LA LIGUE EN DIFFICULTÉ
Giorgia Meloni fait valoir que l’Italie, qui a la deuxième dette publique la plus élevée de la zone euro, doit faire attention à ne pas hypothéquer son avenir en empruntant à nouveau sur les marchés, alors que la crise énergétique actuelle pourrait s’estomper aussi vite qu’elle est arrivée.
« C’est de la dette que nous ferons porter sur les épaules de nos enfants, un cadeau pour les spéculateurs », a-t-elle dit.
Le dirigeant de la Ligue a aussitôt contre-attaqué : « Le problème des enfants, c’est si leurs mère et père perdent leur emploi et ne ramènent plus de salaire à la maison… Dans ce cas-là, les enfants n’ont pas à manger le soir. »
Matteo Salvini, dont le parti avait triomphé aux élections au Parlement européen en 2019 avec 34,3% des voix, après avoir obtenu 17,4% aux législatives en 2018, a du mal à digérer de s’être fait voler la vedette par le parti de Giorgia Meloni, auquel les sondages promettent au moins 25% des voix dans dix jours, alors que la Ligue pourrait tomber sous 10%.
Contrairement à Salvini, Meloni avait refusé de participer au gouvernement d’union nationale de Mario Draghi, ce qui lui a permis de conserver sa liberté de ton et de marquer des points auprès des électeurs.

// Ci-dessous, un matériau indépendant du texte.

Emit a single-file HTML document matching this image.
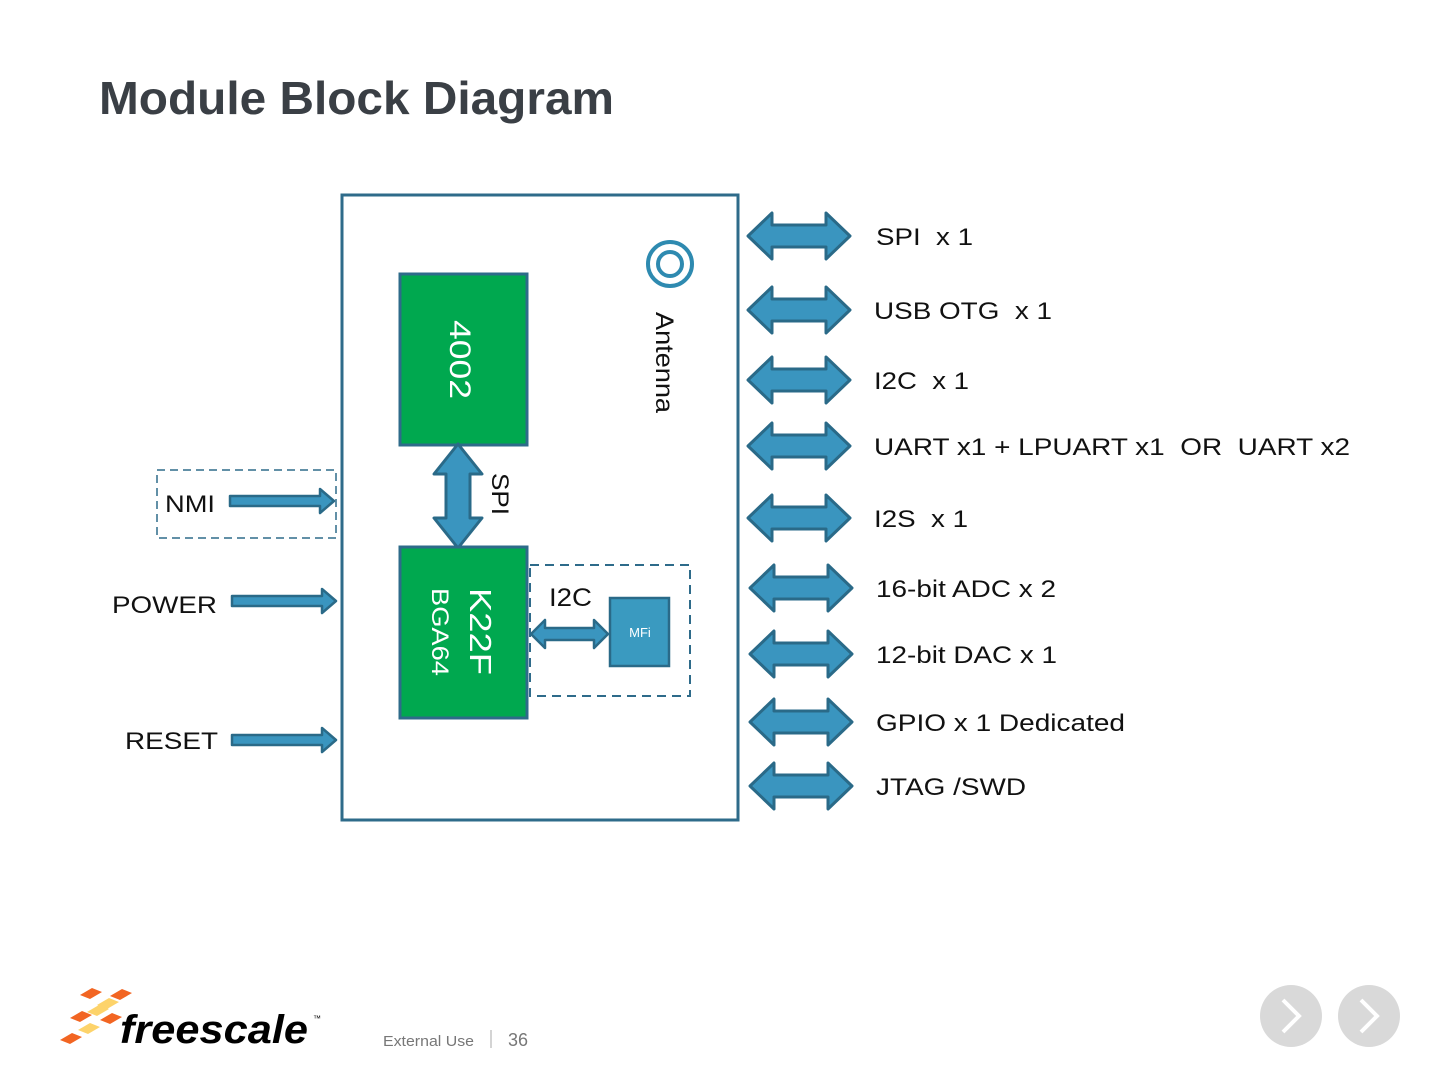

Giulio Tremonti, ancien ministre de l’Economie et candidat de Frères d’Italie aux législatives, se dit cependant convaincu que les tensions entre les deux dirigeants s’apaiseront si l’alliance de droite remporte le scrutin comme prévu. « La défaite divise, la victoire unit », a-t-il assuré à la RAI.
(Reportage de Crispian Balmer, version française Tangi Salaün, édité par Jean-Stéphane Brosse)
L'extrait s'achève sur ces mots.